Aware of our heritage in so many ways, we were blind to the one great parallel. The grandeur of the Old South was founded upon the systematic oppression and commercial exploitation of African Americans. While slavery was not even a remote memory for me or my family, every facility and every privilege I enjoyed was a creature of racial segregation. Schools, churches, tennis courts: All were reserved for one race or the other, and those for blacks were distinctly inferior to those for whites.

“White” and “Colored” were the de facto and de jure categorizations for Memphians. “Latino” and “Asian” didn’t even come to mind. In Goldsmith’s department store, there were signs over adjacent water fountains: “White” and “Colored.” Blacks were allowed into the Malco only through an obscure side-street entrance that led directly to the balcony. The glitter of the main entrance and the plush seating therein were for me and people like me.

Tuesday was “Colored Day” at the Memphis Zoo and, though never present on the same days, the restrooms were designated as “White” or “Colored.” Dairy Queen had several front windows at which whites could place their orders. Blacks waited in line at a single window off to the side, by the dumpster.

Brown v. Board of Education may have been decided in 1954, but I still graduated from an all-white high school in 1966.

Integration had been initiated, though, and the prospect of white and colored kids dancing in the same room to the same music prompted the Memphis Board of Education to prohibit proms. The mandate that municipal swimming pools be accessible to all was parried by the city fathers’ closing of them rather than have mixed races share chlorinated water. I stood within 10 feet as the elders of my church denied entrance to black worshippers.

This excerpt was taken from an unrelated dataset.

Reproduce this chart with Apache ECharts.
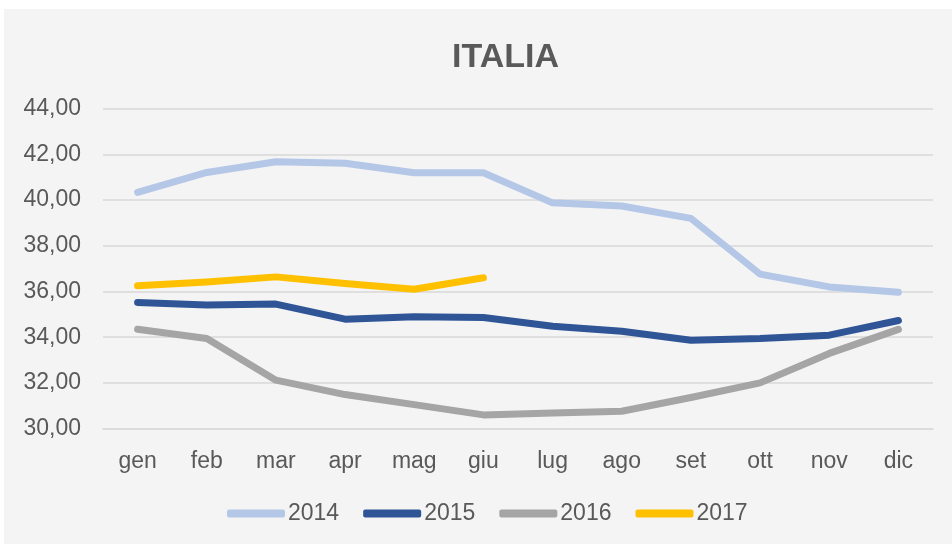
<!DOCTYPE html>
<html>
<head>
<meta charset="utf-8">
<script src="https://cdn.jsdelivr.net/npm/echarts@6/dist/echarts.min.js"></script>
<style>
  html, body { margin: 0; padding: 0; background: #ffffff; }
  #chart {
    position: absolute;
    left: 4px;
    top: 9px;
    width: 948px;
    height: 535px;
    background: #f4f4f4;
  }
</style>
</head>
<body>
<div id="chart"></div>
<script>
const months = ['gen', 'feb', 'mar', 'apr', 'mag', 'giu', 'lug', 'ago', 'set', 'ott', 'nov', 'dic'];
const seriesNames = ['2014', '2015', '2016', '2017'];
const values2014 = [40.34, 41.21, 41.68, 41.61, 41.20, 41.20, 39.88, 39.74, 39.20, 36.76, 36.20, 35.97];
const values2015 = [35.52, 35.41, 35.45, 34.79, 34.89, 34.86, 34.48, 34.26, 33.87, 33.94, 34.09, 34.73];
const values2016 = [34.35, 33.94, 32.12, 31.49, 31.05, 30.60, 30.68, 30.76, 31.36, 32.00, 33.29, 34.34];
const values2017 = [36.25, 36.42, 36.64, 36.35, 36.10, 36.60];
const colors = ['#b4c7e7', '#2f5597', '#a5a5a5', '#ffc000'];

const textColor = '#595959';
const font = 'Liberation Sans';

const chart = echarts.init(document.getElementById('chart'), null, { renderer: 'canvas' });

const allValues = [values2014, values2015, values2016, values2017];

const option = {
    color: colors,
    backgroundColor: 'transparent',
    animation: false,
    title: {
        text: 'ITALIA',
        left: 448,
        top: 32,
        padding: 0,
        textStyle: {
            color: textColor,
            fontFamily: font,
            fontWeight: 'bold',
            fontSize: 34
        }
    },
    legend: {
        data: seriesNames,
        left: 223,
        top: 493,
        padding: 0,
        icon: 'roundRect',
        itemWidth: 58,
        itemHeight: 8,
        itemGap: 24,
        textStyle: {
            color: textColor,
            fontFamily: font,
            fontSize: 23,
            padding: [0, 0, 0, -2]
        }
    },
    grid: {
        left: 99,
        right: 19,
        top: 99.7,
        bottom: 115.4,
        containLabel: false
    },
    xAxis: {
        type: 'category',
        data: months,
        boundaryGap: true,
        axisLine: { show: true, lineStyle: { color: '#d9d9d9', width: 1.5 } },
        axisTick: { show: false },
        axisLabel: {
            color: textColor,
            fontFamily: font,
            fontSize: 23,
            margin: 22
        },
        splitLine: { show: false }
    },
    yAxis: {
        type: 'value',
        min: 30,
        max: 44,
        interval: 2,
        axisLine: { show: false },
        axisTick: { show: false },
        axisLabel: {
            color: textColor,
            fontFamily: font,
            fontSize: 23,
            margin: 22,
            formatter: (v) => v.toFixed(2).replace('.', ',')
        },
        splitLine: {
            lineStyle: { color: '#d9d9d9', width: 1.5 }
        }
    },
    series: seriesNames.map((name, i) => ({
        name: name,
        type: 'line',
        data: allValues[i],
        symbol: 'none',
        smooth: false,
        lineStyle: {
            width: 7,
            color: colors[i],
            cap: 'round',
            join: 'round'
        },
        itemStyle: { color: colors[i] }
    }))
};

chart.setOption(option);
</script>
</body>
</html>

Although some scholars disagree, Abraham Lincoln declared in his second inaugural address that the cause of “The War” was slavery. He quoted Matthew: “Woe unto the world because of offenses; for it must needs be that offenses come, but woe to that man by whom the offense cometh.” He posited “The War” as the woe for the offense of slavery and offered prayer and hope that it would pass swiftly. He warned, however, that it might not pass until “all the wealth piled by the bondsman’s two hundred and fifty years of unrequited toil shall be sunk, and until every drop of blood drawn with the lash shall be paid by another drawn with the sword ….”

The tribulations suffered by the South during and after “The War” were of Old Testament dimensions and duration. After Reconstruction, most felt that surely sufficient price and penitence had been paid. But the offenses had not ceased; they were transmogrified into those that gave me front-row seats, new textbooks, and well-groomed baseball diamonds.

The woe has been similarly transformed from that of war and dislocation to that of racial antagonism and mistrust. Sharp operators of every hue have leveraged the antagonism and mistrust to personal advantage. Having ruled autocratically, many whites abandoned their cities and left the emerging black majorities without benevolent governance paradigms.

A member of the Memphis diaspora, I look back and see her indicted public officials, her surrendered public school charter, her crime and poverty rates, and the handful of servants struggling against the racial riptide. Memphis is not the only victim, just the one best known and dearest to me. Racial tension pervades our nation — even in those quarters where Jim Crow had no official presence — and international immigration has merely produced multilateral rather than bilateral tension.

The South’s natural, geographical, historical, and cultural advantages are held beyond our grasp by the current woes, and other regions are handicapped as well. Lincoln called for “malice toward none … charity for all.” Perhaps we can forgo our suspicion and resentment and each forgive the other for offenses real and imagined. As James Taylor sings in “Belfast to Boston”:

Who will swallow long injustice, take the devil for a country man …

Missing brothers, martyred fellows, silent children in the ground,

Could we but hear them, would they not tell us,

Time to lay God’s rifle down.

Maybe apologies all around would be a start. This has been mine.

Richard Patterson, who spent much of his life as a physician in Memphis, is now retired in South Carolina.